- [The problem]
Drop the pictures, then extract the listing word for word.

- [Information shown]
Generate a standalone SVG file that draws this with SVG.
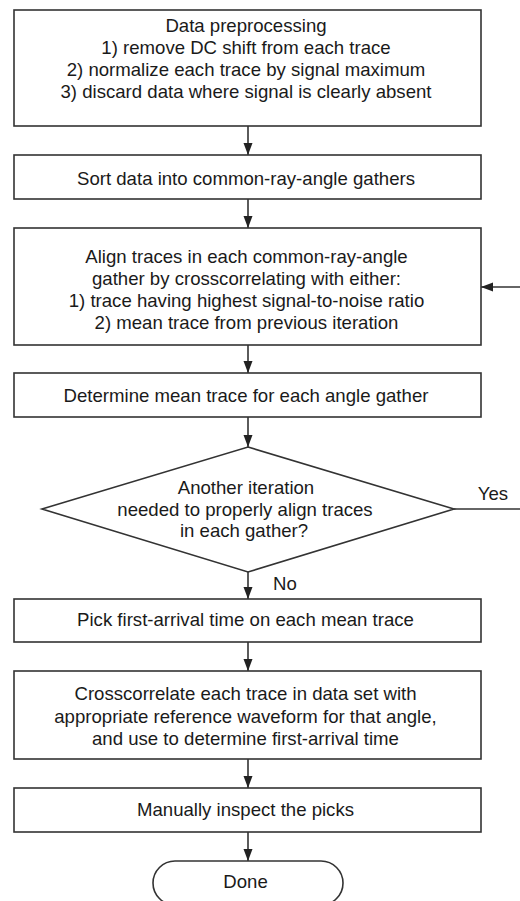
<svg xmlns="http://www.w3.org/2000/svg" width="520" height="901" viewBox="0 0 520 901">
<defs>
<style>
.box{fill:#fff;stroke:#333;stroke-width:1.6}
.t{font-family:"Liberation Sans",Arial,Helvetica,sans-serif;font-size:18.6px;fill:#1a1a1a;text-anchor:middle}
.l{fill:none;stroke:#333;stroke-width:1.6}
</style>
<marker id="ah" markerWidth="12" markerHeight="10" viewBox="0 0 12 10" refX="12" refY="5" orient="auto" markerUnits="userSpaceOnUse">
<path d="M0,0.5 L12,5 L0,9.5 Z" fill="#222"/>
</marker>
</defs>
<rect width="520" height="901" fill="#fff"/>
<g id="connectors">
<line class="l" x1="248" y1="126" x2="248" y2="155" marker-end="url(#ah)"/>
<line class="l" x1="248" y1="199" x2="248" y2="228" marker-end="url(#ah)"/>
<line class="l" x1="248" y1="345" x2="248" y2="373" marker-end="url(#ah)"/>
<line class="l" x1="248" y1="417" x2="248" y2="447" marker-end="url(#ah)"/>
<line class="l" x1="248" y1="572" x2="248" y2="599" marker-end="url(#ah)"/>
<line class="l" x1="248" y1="642" x2="248" y2="671" marker-end="url(#ah)"/>
<line class="l" x1="248" y1="759" x2="248" y2="788" marker-end="url(#ah)"/>
<line class="l" x1="248" y1="832" x2="248" y2="861" marker-end="url(#ah)"/>
<line class="l" x1="454" y1="509" x2="521" y2="509"/>
<line class="l" x1="521" y1="287" x2="481" y2="287" marker-end="url(#ah)"/>
<text class="t" x="493" y="500">Yes</text>
<text class="t" x="285" y="590">No</text>
</g>
<g id="n1">
<rect class="box" x="14" y="10" width="467" height="116"/>
<text class="t" x="246" y="32">Data preprocessing</text>
<text class="t" x="246" y="54">1) remove DC shift from each trace</text>
<text class="t" x="246" y="76">2) normalize each trace by signal maximum</text>
<text class="t" x="246" y="97.5">3) discard data where signal is clearly absent</text>
</g>
<g id="n2">
<rect class="box" x="14" y="155" width="467" height="44"/>
<text class="t" x="246" y="185">Sort data into common-ray-angle gathers</text>
</g>
<g id="n3">
<rect class="box" x="14" y="228" width="467" height="117"/>
<text class="t" x="246.5" y="262.5">Align traces in each common-ray-angle</text>
<text class="t" x="246.5" y="284.5">gather by crosscorrelating with either:</text>
<text class="t" x="246.5" y="307">1) trace having highest signal-to-noise ratio</text>
<text class="t" x="246.5" y="328.5">2) mean trace from previous iteration</text>
</g>
<g id="n4">
<rect class="box" x="14" y="373" width="467" height="44"/>
<text class="t" x="246" y="401.5">Determine mean trace for each angle gather</text>
</g>
<g id="n5">
<polygon class="box" points="248,447 454,509 248,572 42,509"/>
<text class="t" x="246" y="494">Another iteration</text>
<text class="t" x="245" y="515.5">needed to properly align traces</text>
<text class="t" x="244" y="536.5">in each gather?</text>
</g>
<g id="n6">
<rect class="box" x="14" y="599" width="467" height="43"/>
<text class="t" x="245.5" y="626">Pick first-arrival time on each mean trace</text>
</g>
<g id="n7">
<rect class="box" x="14" y="671" width="467" height="88"/>
<text class="t" x="245.5" y="700">Crosscorrelate each trace in data set with</text>
<text class="t" x="245.5" y="723">appropriate reference waveform for that angle,</text>
<text class="t" x="245.5" y="744.5">and use to determine first-arrival time</text>
</g>
<g id="n8">
<rect class="box" x="14" y="788" width="467" height="44"/>
<text class="t" x="245.5" y="815.5">Manually inspect the picks</text>
</g>
<g id="n9">
<rect class="box" x="153" y="861" width="190" height="44" rx="22" ry="22"/>
<text class="t" x="245.5" y="888">Done</text>
</g>
</svg>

- [Problem solution]
Generate a standalone SVG file that draws this with SVG.
<svg xmlns="http://www.w3.org/2000/svg" width="520" height="901" viewBox="0 0 520 901">
<defs>
<style>
.box{fill:#fff;stroke:#333;stroke-width:1.6}
.t{font-family:"Liberation Sans",Arial,Helvetica,sans-serif;font-size:18.6px;fill:#1a1a1a;text-anchor:middle}
.l{fill:none;stroke:#333;stroke-width:1.6}
</style>
<marker id="ah" markerWidth="12" markerHeight="10" viewBox="0 0 12 10" refX="12" refY="5" orient="auto" markerUnits="userSpaceOnUse">
<path d="M0,0.5 L12,5 L0,9.5 Z" fill="#222"/>
</marker>
</defs>
<rect width="520" height="901" fill="#fff"/>
<g id="connectors">
<line class="l" x1="248" y1="126" x2="248" y2="155" marker-end="url(#ah)"/>
<line class="l" x1="248" y1="199" x2="248" y2="228" marker-end="url(#ah)"/>
<line class="l" x1="248" y1="345" x2="248" y2="373" marker-end="url(#ah)"/>
<line class="l" x1="248" y1="417" x2="248" y2="447" marker-end="url(#ah)"/>
<line class="l" x1="248" y1="572" x2="248" y2="599" marker-end="url(#ah)"/>
<line class="l" x1="248" y1="642" x2="248" y2="671" marker-end="url(#ah)"/>
<line class="l" x1="248" y1="759" x2="248" y2="788" marker-end="url(#ah)"/>
<line class="l" x1="248" y1="832" x2="248" y2="861" marker-end="url(#ah)"/>
<line class="l" x1="454" y1="509" x2="521" y2="509"/>
<line class="l" x1="521" y1="287" x2="481" y2="287" marker-end="url(#ah)"/>
<text class="t" x="493" y="500">Yes</text>
<text class="t" x="285" y="590">No</text>
</g>
<g id="n1">
<rect class="box" x="14" y="10" width="467" height="116"/>
<text class="t" x="246" y="32">Data preprocessing</text>
<text class="t" x="246" y="54">1) remove DC shift from each trace</text>
<text class="t" x="246" y="76">2) normalize each trace by signal maximum</text>
<text class="t" x="246" y="97.5">3) discard data where signal is clearly absent</text>
</g>
<g id="n2">
<rect class="box" x="14" y="155" width="467" height="44"/>
<text class="t" x="246" y="185">Sort data into common-ray-angle gathers</text>
</g>
<g id="n3">
<rect class="box" x="14" y="228" width="467" height="117"/>
<text class="t" x="246.5" y="262.5">Align traces in each common-ray-angle</text>
<text class="t" x="246.5" y="284.5">gather by crosscorrelating with either:</text>
<text class="t" x="246.5" y="307">1) trace having highest signal-to-noise ratio</text>
<text class="t" x="246.5" y="328.5">2) mean trace from previous iteration</text>
</g>
<g id="n4">
<rect class="box" x="14" y="373" width="467" height="44"/>
<text class="t" x="246" y="401.5">Determine mean trace for each angle gather</text>
</g>
<g id="n5">
<polygon class="box" points="248,447 454,509 248,572 42,509"/>
<text class="t" x="246" y="494">Another iteration</text>
<text class="t" x="245" y="515.5">needed to properly align traces</text>
<text class="t" x="244" y="536.5">in each gather?</text>
</g>
<g id="n6">
<rect class="box" x="14" y="599" width="467" height="43"/>
<text class="t" x="245.5" y="626">Pick first-arrival time on each mean trace</text>
</g>
<g id="n7">
<rect class="box" x="14" y="671" width="467" height="88"/>
<text class="t" x="245.5" y="700">Crosscorrelate each trace in data set with</text>
<text class="t" x="245.5" y="723">appropriate reference waveform for that angle,</text>
<text class="t" x="245.5" y="744.5">and use to determine first-arrival time</text>
</g>
<g id="n8">
<rect class="box" x="14" y="788" width="467" height="44"/>
<text class="t" x="245.5" y="815.5">Manually inspect the picks</text>
</g>
<g id="n9">
<rect class="box" x="153" y="861" width="190" height="44" rx="22" ry="22"/>
<text class="t" x="245.5" y="888">Done</text>
</g>
</svg>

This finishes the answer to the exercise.